In the NFL, greatness doesn’t live in a single highlight reel or a shiny stat line. It’s built, brick by brick, over seasons of dominance, grit, and leadership that outlasts eras. Fans love to argue about who is “Hall of Fame bound,” tossing out stats and trophies like poker chips, but the truth runs deeper. What actually separates the elite from the eternal? What makes a player’s name echo through time?

Sep 28, 2025; Dublin, Ireland; The NFL logo is seen at mid-field prior to a game between Minnesota Vikings and Pittsburgh Steelers during an NFL International Series game at Croke Park. Mandatory Credit: Kirby Lee-Imagn Images
If there’s one constant thread among Hall of Famers, it’s reliability at an absurdly high level. The legends don’t just flash and fade; they endure. According to _Pro Football,_ nearly 88% of Hall of Fame members appeared in at least five Pro Bowls and notched three or more All-Pro selections. Those numbers create a baseline for the conversation, but they only paint part of the mural. True greatness, the kind that leads to a gold jacket, refuses to be confined to stats alone.

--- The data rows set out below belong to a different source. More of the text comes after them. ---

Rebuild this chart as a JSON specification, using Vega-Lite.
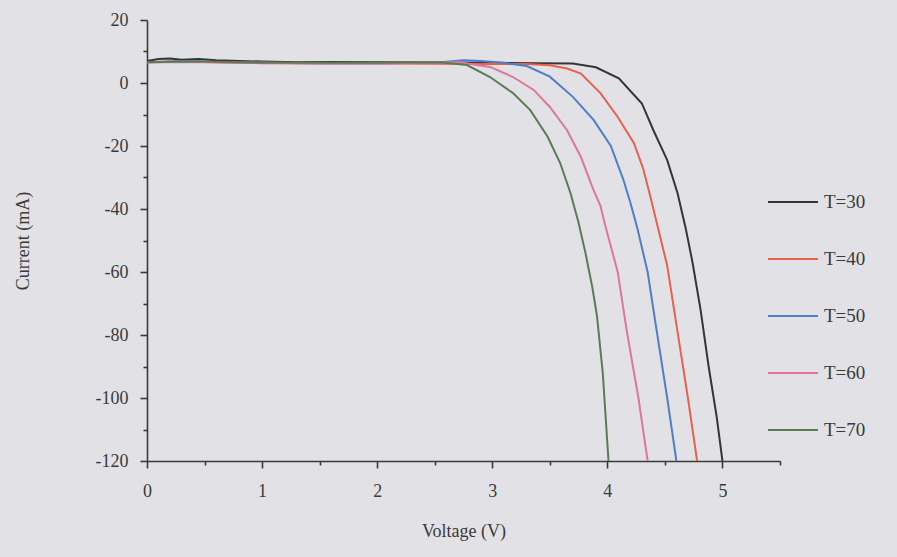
{
  "$schema": "https://vega.github.io/schema/vega-lite/v6.json",
  "width": 633,
  "height": 441,
  "autosize": {"type": "none"},
  "padding": {"left": 147, "top": 20, "right": 117, "bottom": 96},
  "background": "#e2e2e6",
  "config": {
    "view": {"stroke": null},
    "font": "Liberation Serif",
    "axis": {"domainColor": "#3a3a3a", "domainWidth": 1.6, "tickColor": "#3a3a3a", "tickWidth": 1.6, "labelColor": "#3a3a3a", "titleColor": "#3a3a3a", "labelFont": "Liberation Serif", "titleFont": "Liberation Serif", "labelFontSize": 18, "titleFontSize": 18, "titleFontWeight": "normal", "grid": false}
  },
  "data": {"values": [
    {"T":"T=30","V":0,"I":7.0},{"T":"T=30","V":0.1,"I":7.6},{"T":"T=30","V":0.2,"I":7.8},{"T":"T=30","V":0.3,"I":7.4},{"T":"T=30","V":0.45,"I":7.6},{"T":"T=30","V":0.6,"I":7.2},{"T":"T=30","V":0.8,"I":7.0},{"T":"T=30","V":1.0,"I":6.8},{"T":"T=30","V":1.3,"I":6.6},{"T":"T=30","V":1.6,"I":6.7},{"T":"T=30","V":2.0,"I":6.6},{"T":"T=30","V":2.5,"I":6.5},{"T":"T=30","V":3.0,"I":6.4},{"T":"T=30","V":3.4,"I":6.3},{"T":"T=30","V":3.7,"I":6.2},{"T":"T=30","V":3.9,"I":5.0},{"T":"T=30","V":4.1,"I":1.5},{"T":"T=30","V":4.3,"I":-6.5},{"T":"T=30","V":4.4,"I":-15},{"T":"T=30","V":4.52,"I":-24.5},{"T":"T=30","V":4.61,"I":-35},{"T":"T=30","V":4.68,"I":-46},{"T":"T=30","V":4.74,"I":-57},{"T":"T=30","V":4.81,"I":-72},{"T":"T=30","V":4.88,"I":-90},{"T":"T=30","V":4.95,"I":-106},{"T":"T=30","V":5.0,"I":-120},
    {"T":"T=40","V":0,"I":6.5},{"T":"T=40","V":0.3,"I":6.8},{"T":"T=40","V":0.6,"I":6.6},{"T":"T=40","V":1.0,"I":6.3},{"T":"T=40","V":1.5,"I":6.2},{"T":"T=40","V":2.0,"I":6.2},{"T":"T=40","V":2.5,"I":6.1},{"T":"T=40","V":3.0,"I":6.0},{"T":"T=40","V":3.3,"I":6.0},{"T":"T=40","V":3.5,"I":5.6},{"T":"T=40","V":3.65,"I":4.6},{"T":"T=40","V":3.77,"I":3.0},{"T":"T=40","V":3.94,"I":-3.2},{"T":"T=40","V":4.09,"I":-10.8},{"T":"T=40","V":4.23,"I":-19},{"T":"T=40","V":4.31,"I":-27},{"T":"T=40","V":4.38,"I":-37},{"T":"T=40","V":4.44,"I":-46},{"T":"T=40","V":4.52,"I":-58},{"T":"T=40","V":4.61,"I":-79},{"T":"T=40","V":4.70,"I":-100},{"T":"T=40","V":4.78,"I":-120},
    {"T":"T=50","V":0,"I":6.6},{"T":"T=50","V":0.3,"I":7.0},{"T":"T=50","V":0.6,"I":6.7},{"T":"T=50","V":1.0,"I":6.4},{"T":"T=50","V":1.5,"I":6.3},{"T":"T=50","V":2.0,"I":6.3},{"T":"T=50","V":2.5,"I":6.4},{"T":"T=50","V":2.75,"I":7.2},{"T":"T=50","V":2.9,"I":7.0},{"T":"T=50","V":3.1,"I":6.4},{"T":"T=50","V":3.3,"I":5.4},{"T":"T=50","V":3.5,"I":2.0},{"T":"T=50","V":3.7,"I":-4.4},{"T":"T=50","V":3.88,"I":-11.7},{"T":"T=50","V":4.03,"I":-20},{"T":"T=50","V":4.14,"I":-30.8},{"T":"T=50","V":4.2,"I":-38},{"T":"T=50","V":4.26,"I":-46},{"T":"T=50","V":4.35,"I":-60},{"T":"T=50","V":4.43,"I":-79},{"T":"T=50","V":4.52,"I":-100},{"T":"T=50","V":4.6,"I":-120},
    {"T":"T=60","V":0,"I":6.6},{"T":"T=60","V":0.5,"I":6.6},{"T":"T=60","V":1.0,"I":6.4},{"T":"T=60","V":1.5,"I":6.3},{"T":"T=60","V":2.0,"I":6.3},{"T":"T=60","V":2.5,"I":6.4},{"T":"T=60","V":2.7,"I":6.7},{"T":"T=60","V":2.98,"I":5.1},{"T":"T=60","V":3.18,"I":1.9},{"T":"T=60","V":3.36,"I":-2.2},{"T":"T=60","V":3.5,"I":-7.6},{"T":"T=60","V":3.65,"I":-15},{"T":"T=60","V":3.77,"I":-23.5},{"T":"T=60","V":3.88,"I":-34},{"T":"T=60","V":3.94,"I":-39},{"T":"T=60","V":3.98,"I":-45},{"T":"T=60","V":4.09,"I":-60},{"T":"T=60","V":4.17,"I":-79},{"T":"T=60","V":4.27,"I":-100},{"T":"T=60","V":4.35,"I":-120},
    {"T":"T=70","V":0,"I":6.7},{"T":"T=70","V":0.5,"I":6.8},{"T":"T=70","V":1.0,"I":6.5},{"T":"T=70","V":1.5,"I":6.4},{"T":"T=70","V":2.0,"I":6.4},{"T":"T=70","V":2.3,"I":6.5},{"T":"T=70","V":2.55,"I":6.6},{"T":"T=70","V":2.78,"I":5.7},{"T":"T=70","V":2.98,"I":1.9},{"T":"T=70","V":3.18,"I":-3.2},{"T":"T=70","V":3.33,"I":-8.6},{"T":"T=70","V":3.48,"I":-17},{"T":"T=70","V":3.59,"I":-25.4},{"T":"T=70","V":3.68,"I":-35},{"T":"T=70","V":3.75,"I":-44.4},{"T":"T=70","V":3.81,"I":-54},{"T":"T=70","V":3.87,"I":-65},{"T":"T=70","V":3.91,"I":-74},{"T":"T=70","V":3.96,"I":-92},{"T":"T=70","V":4.01,"I":-120}
  ]},
  "mark": {"type": "line", "strokeWidth": 2, "clip": true},
  "encoding": {
    "x": {"field": "V", "type": "quantitative",
      "scale": {"domain": [0, 5.5], "nice": false, "zero": false},
      "axis": {"title": "Voltage (V)", "values": [0,0.5,1,1.5,2,2.5,3,3.5,4,4.5,5,5.5],
        "labelExpr": "datum.value % 1 === 0 && datum.value < 5.5 ? toString(datum.value) : ''",
        "tickSize": {"condition": {"test": "datum.value % 1 === 0", "value": 7}, "value": 4},
        "labelPadding": 14, "titlePadding": 22, "labelFlush": false}},
    "y": {"field": "I", "type": "quantitative",
      "scale": {"domain": [-120, 20], "nice": false, "zero": false},
      "axis": {"title": "Current (mA)", "values": [20,10,0,-10,-20,-30,-40,-50,-60,-70,-80,-90,-100,-110,-120],
        "labelExpr": "datum.value % 20 === 0 ? toString(datum.value) : ''",
        "tickSize": {"condition": {"test": "datum.value % 20 === 0", "value": 7}, "value": 4},
        "labelPadding": 12, "titlePadding": 63, "labelFlush": false}},
    "color": {"field": "T", "type": "nominal",
      "scale": {"domain": ["T=30","T=40","T=50","T=60","T=70"], "range": ["#353535","#e8604e","#4f7ec6","#e0759a","#5b7b52"]},
      "legend": {"title": null, "orient": "none", "legendX": 620, "legendY": 156, "symbolType": "stroke", "symbolSize": 2500, "symbolStrokeWidth": 2, "labelFont": "Liberation Serif", "labelFontSize": 19, "labelColor": "#3a3a3a", "rowPadding": 21, "labelOffset": 5}}
  }
}
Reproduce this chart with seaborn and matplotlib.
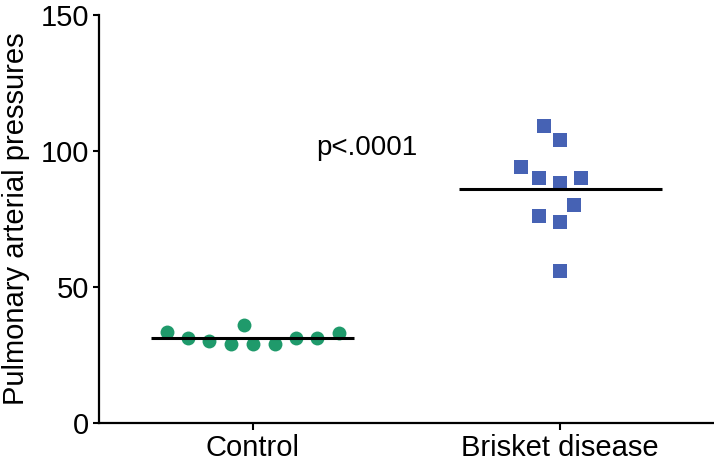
import numpy as np
import pandas as pd
import seaborn as sns
import matplotlib.pyplot as plt

# values
groups = ["Control", "Brisket disease"]
control_vals = [33.3, 31.1, 31.1, 28.9, 28.9, 28.9, 30.2, 31.1, 32.9, 35.9]
brisket_vals = [109.2, 104.0, 90.1, 88.1, 90.1, 94.2, 80.1, 76.0, 74.0, 55.9]
y_ticks = [0, 50, 100, 150]
p_text = "p<.0001"

df = pd.DataFrame({
    "group": ["Control"] * len(control_vals) + ["Brisket disease"] * len(brisket_vals),
    "pressure": control_vals + brisket_vals,
})

sns.set_theme(style="ticks")
plt.rcParams["font.family"] = ["Liberation Sans", "DejaVu Sans"]
plt.rcParams["text.color"] = "black"
plt.rcParams["axes.labelcolor"] = "black"
plt.rcParams["xtick.labelcolor"] = "black"
plt.rcParams["ytick.labelcolor"] = "black"

fig = plt.figure(figsize=(7.14, 4.71), dpi=100)
ax = fig.add_axes([0.1387, 0.1025, 0.8613, 0.8656])

styles = {
    "Control": dict(marker="o", color="#1f9a6b"),
    "Brisket disease": dict(marker="s", color="#4662b4"),
}
shown_size = {"Control": 10, "Brisket disease": 10.5}
colls = {}
for g in groups:
    n0 = len(ax.collections)
    # swarm laid out with a looser spacing, like the prism-style scatter
    sns.swarmplot(data=df[df["group"] == g], x="group", y="pressure", order=groups,
                  ax=ax, linewidth=0, size=15, warn_thresh=1, **styles[g])
    colls[g] = ax.collections[n0:]

ax.set_xlim(-0.5, 1.5)
ax.set_ylim(0, 150)
fig.canvas.draw()
# freeze the swarm positions, then shrink markers to their real size
for g in groups:
    for c in colls[g]:
        if "draw" in c.__dict__:
            del c.draw
        c.set_sizes([shown_size[g] ** 2])

# mean lines
means = df.groupby("group")["pressure"].mean()
for i, g in enumerate(groups):
    ax.hlines(means[g], i - 0.33, i + 0.33, color="black", lw=2.2, zorder=3)

ax.text(0.37, 101, p_text, fontsize=20, ha="center", va="center")

ax.set_yticks(y_ticks)
ax.set_xlabel("")
ax.set_ylabel("Pulmonary arterial pressures", fontsize=21, labelpad=8)
ax.tick_params(axis="both", labelsize=21, width=1.5, color="black", pad=3)
ax.tick_params(axis="y", length=4)
ax.tick_params(axis="x", length=5)
sns.despine(ax=ax)
for s in ["left", "bottom"]:
    ax.spines[s].set_linewidth(1.6)
    ax.spines[s].set_color("black")
    ax.spines[s].set_clip_on(False)

fig.savefig("out.png", dpi=100)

The players who ultimately become legends are those who not only master their roles but also completely rewrite the expectations for them. Look at Aaron Donald and Travis Kelce. Donald’s eight first-team All-Pro nods and 111 career sacks by the end of 2024 represent a level of interior-line destruction the league has rarely seen. Meanwhile, Kelce transformed the tight end position into a hybrid art form, stringing together eight straight 1,000-yard seasons, something no one else in NFL history has managed. They didn’t just play _within_ the game; they reshaped it.
Then there’s the quality that doesn’t show up on a box score but defines a locker room: leadership. Patrick Mahomes and Jason Kelce stand as prime examples of players who elevate everyone around them simply by setting the standard. This is not just fan talk, either. The _NFL.com_ 2025 Hall of Fame committee report noted that “intangibles like mentorship, clutch presence, and professionalism are now deciding factors in tight cases.” That tells you everything you need to know about how character and command have become a critical part of a player’s legacy.
In the end, spotting a future Hall of Famer isn’t rocket science. You can see it in how they carry themselves and how they make the impossible seem routine. The true legends are not the players chasing a personal milestone, but the ones who deliver a match-winning performance in any situation. By the time their busts are cast in bronze, their story has already been told on every field they have ever walked on.